I was tasked with creating a family of icons to be used in the future of the Skype product suite. My brief was to re-draw all 80+ existing icons to work across multiple platforms and cultures — whilst being recognisably “Skype”.
Concept Direct link
A project of this size — that touched so many parts of the product — needed a careful approach. Working in collaboration with the wider product team led by Steve Pearce, we started with research, sketching and a lot of iteration.
Having never designed icons before (talk about a steep learning curve) my main source of inspiration was the incredible IconWerk — whose use of negative space was a big influence. Here you can see me (right) questioning existence itself.
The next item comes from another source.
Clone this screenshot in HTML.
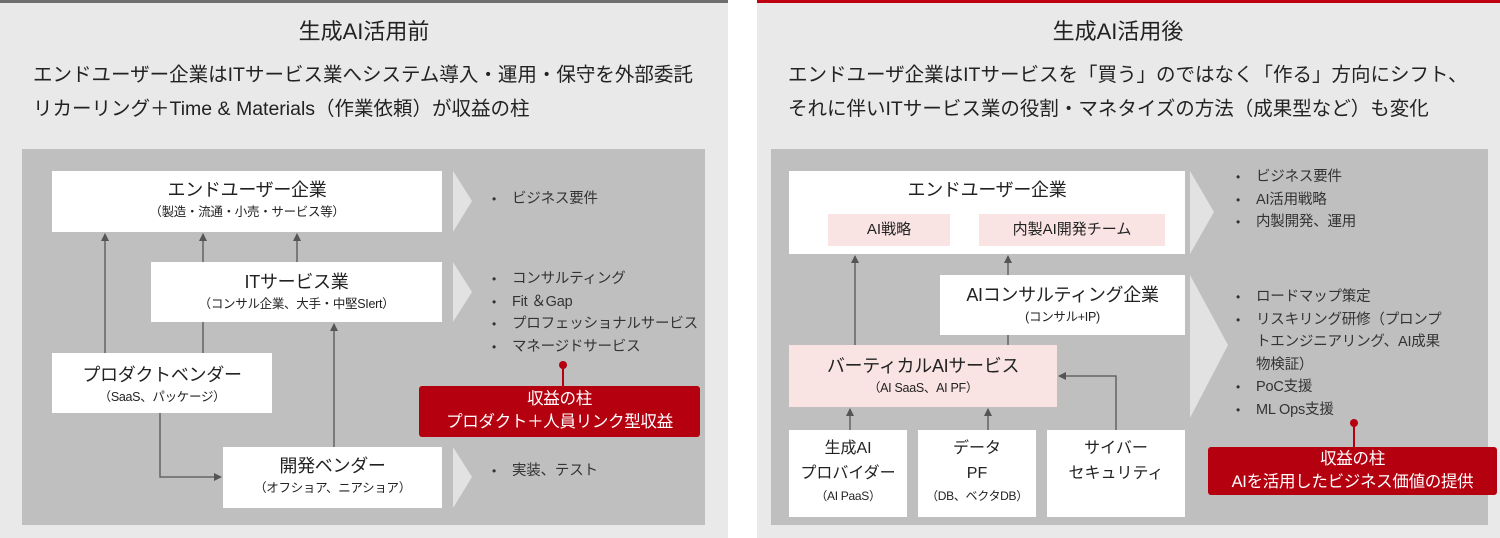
<!DOCTYPE html>
<html><head><meta charset="utf-8"><style>
*{margin:0;padding:0;box-sizing:border-box}
body{width:1500px;height:538px;background:#fff;position:relative;overflow:hidden;font-family:"Liberation Sans","Noto Sans CJK JP",sans-serif;color:#222}
.a{position:absolute}
.box{position:absolute;background:#fff;text-align:center}
.t{font-size:18px;line-height:22px;letter-spacing:-0.3px}
.s{font-size:12.5px;line-height:16px;letter-spacing:-0.3px}
.pk{background:#f9e3e3}
.red{position:absolute;background:#b5000f;color:#fff;text-align:center;font-size:16.5px;line-height:23px;border-radius:3px;letter-spacing:-0.3px}
.bl{position:absolute;font-size:14.5px;line-height:22.5px;color:#333;letter-spacing:-0.2px}
.bl div{padding-left:20px;position:relative}
.bl div:before{content:"•";position:absolute;left:0;font-size:12px}
.bl div.c{padding-left:20px}
.bl div.c:before{content:""}
.hd{font-size:19.5px;line-height:34px}
</style></head><body>
<div class="a" style="left:0;top:0;width:728px;height:538px;background:#e9e9e9;border-top:3px solid #6e6e6e"></div>
<div class="a" style="left:757px;top:0;width:743px;height:538px;background:#e9e9e9;border-top:3px solid #c00010"></div>
<div class="a" style="left:22px;top:149px;width:683px;height:376px;background:#bfbfbf"></div>
<div class="a" style="left:771px;top:149px;width:717px;height:376px;background:#bfbfbf"></div>

<div class="a" style="left:0;width:728px;top:14px;text-align:center;font-size:22px">生成AI活用前</div>
<div class="a hd" style="left:33px;top:58px">エンドユーザー企業はITサービス業へシステム導入・運用・保守を外部委託<br>リカーリング＋Time &amp; Materials（作業依頼）が収益の柱</div>
<div class="a" style="left:757px;width:722px;top:14px;text-align:center;font-size:22px">生成AI活用後</div>
<div class="a hd" style="left:788px;top:58px">エンドユーザ企業はITサービスを「買う」のではなく「作る」方向にシフト、<br>それに伴いITサービス業の役割・マネタイズの方法（成果型など）も変化</div>

<svg class="a" style="left:0;top:0" width="1500" height="538">
<defs><marker id="ar" markerWidth="8" markerHeight="8" refX="7" refY="4" orient="auto" markerUnits="userSpaceOnUse"><path d="M0,0 L8,4 L0,8z" fill="#555"/></marker></defs>
<g fill="#e2e2e2">
<polygon points="453,171 472,201 453,232"/>
<polygon points="453,262 472,292 453,322"/>
<polygon points="453,447 472,477 453,508"/>
<polygon points="1190,171 1214,212 1190,254"/>
<polygon points="1190,275 1228,345 1190,418"/>
</g>
<g stroke="#555" stroke-width="1.3" fill="none">
<line x1="105" y1="353" x2="105" y2="234" marker-end="url(#ar)"/>
<line x1="203" y1="353" x2="203" y2="234" marker-end="url(#ar)"/>
<line x1="297" y1="262" x2="297" y2="234" marker-end="url(#ar)"/>
<line x1="334" y1="447" x2="334" y2="324" marker-end="url(#ar)"/>
<polyline points="160,413 160,477 221,477" marker-end="url(#ar)"/>
<line x1="855" y1="345" x2="855" y2="256" marker-end="url(#ar)"/>
<line x1="1008" y1="345" x2="1008" y2="256" marker-end="url(#ar)"/>
<line x1="850" y1="430" x2="850" y2="409" marker-end="url(#ar)"/>
<line x1="988" y1="430" x2="988" y2="409" marker-end="url(#ar)"/>
<polyline points="1116,430 1116,376 1059,376" marker-end="url(#ar)"/>
</g>
<g stroke="#b5000f" stroke-width="2"><line x1="563" y1="365" x2="563" y2="386"/><line x1="1354" y1="423" x2="1354" y2="447"/></g>
<circle cx="563" cy="365" r="4" fill="#b5000f"/><circle cx="1354" cy="423" r="4" fill="#b5000f"/>
</svg>

<div class="box" style="left:52px;top:171px;width:390px;height:61px;padding-top:8px"><div class="t">エンドユーザー企業</div><div class="s" style="margin-top:3px">（製造・流通・小売・サービス等）</div></div>
<div class="box" style="left:151px;top:262px;width:291px;height:60px;padding-top:9px"><div class="t">ITサービス業</div><div class="s" style="margin-top:3px">（コンサル企業、大手・中堅SIert）</div></div>
<div class="box" style="left:52px;top:353px;width:220px;height:60px;padding-top:11px"><div class="t">プロダクトベンダー</div><div class="s" style="margin-top:3px">（SaaS、パッケージ）</div></div>
<div class="box" style="left:223px;top:447px;width:219px;height:61px;padding-top:8px"><div class="t">開発ベンダー</div><div class="s" style="margin-top:3px">（オフショア、ニアショア）</div></div>
<div class="red" style="left:419px;top:386px;width:281px;height:51px;padding-top:2px">収益の柱<br>プロダクト＋人員リンク型収益</div>

<div class="bl" style="left:492px;top:188px"><div>ビジネス要件</div></div>
<div class="bl" style="left:492px;top:268px"><div>コンサルティング</div><div>Fit ＆Gap</div><div>プロフェッショナルサービス</div><div>マネージドサービス</div></div>
<div class="bl" style="left:492px;top:460px"><div>実装、テスト</div></div>

<div class="box" style="left:789px;top:171px;width:396px;height:83px;padding-top:8px"><div class="t">エンドユーザー企業</div></div>
<div class="box pk" style="left:828px;top:214px;width:122px;height:32px;font-size:15px;line-height:32px">AI戦略</div>
<div class="box pk" style="left:979px;top:214px;width:186px;height:32px;font-size:15px;line-height:32px">内製AI開発チーム</div>
<div class="box" style="left:940px;top:275px;width:245px;height:60px;padding-top:9px"><div class="t">AIコンサルティング企業</div><div class="s" style="margin-top:3px">(コンサル+IP)</div></div>
<div class="box pk" style="left:789px;top:345px;width:268px;height:62px;padding-top:10px"><div class="t">バーティカルAIサービス</div><div class="s" style="margin-top:3px">（AI SaaS、AI PF）</div></div>
<div class="box" style="left:789px;top:430px;width:118px;height:87px;padding-top:6px"><div style="font-size:16px;line-height:25px">生成AI<br>プロバイダー</div><div class="s" style="margin-top:2px;font-size:12px">（AI PaaS）</div></div>
<div class="box" style="left:918px;top:430px;width:118px;height:87px;padding-top:6px"><div style="font-size:16px;line-height:25px">データ<br>PF</div><div class="s" style="margin-top:2px;font-size:12px">（DB、ベクタDB）</div></div>
<div class="box" style="left:1047px;top:430px;width:138px;height:87px;padding-top:6px"><div style="font-size:16px;line-height:25px">サイバー<br>セキュリティ</div></div>
<div class="red" style="left:1208px;top:447px;width:289px;height:48px;padding-top:1px">収益の柱<br>AIを活用したビジネス価値の提供</div>

<div class="bl" style="left:1236px;top:166px"><div>ビジネス要件</div><div>AI活用戦略</div><div>内製開発、運用</div></div>
<div class="bl" style="left:1236px;top:286px"><div>ロードマップ策定</div><div>リスキリング研修（プロンプ</div><div class="c">トエンジニアリング、AI成果</div><div class="c">物検証）</div><div>PoC支援</div><div>ML Ops支援</div></div>
</body></html>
An exciting part of the design process at Skype was the research and testing. Since the product is used by audiences of all ages and demographics spanning unique cultures — our iconography needed to be recognisable by all. Much like the infamous floppy disk to represent ‘Save’ — a rotary phone is understood by older audiences, but not by younger ones. Similarly the throwback of a webcam was too abstract for some people.
Still, I didn’t totally nail it.
Mathematical! Direct link
To ensure that the entire set scaled down on hand-held devices as well as up to HD TVs (and beyond) we enlisted the help of a mathematician who I worked with to find a rate of curve, grid and angles that could scale without compromising the construction of the shapes. This meant that each icon needed to follow a very strict formula and construction guide to how it was drawn.
Bringing it all together Direct link
Icons needed to work well individually and as part of a set, whilst also holding onto their unique Skype style. A frustrating but important part of the process was to construct an icon (as above) then tweak it to feel harmonious with the entire set. Rinse and repeat.
Usage Direct link
The icons I designed were used by Skype across their entire suite of products for over a decade — until it was unified into Microsoft’s UI style. A pretty good tenure for digital work. During that time, I was proud that my work was seen by an app your gran uses!
And finally… my work featured in the movie, ’Unfriended‘ (image courtesy of Universal Pictures). I’m still not sure how I feel about this.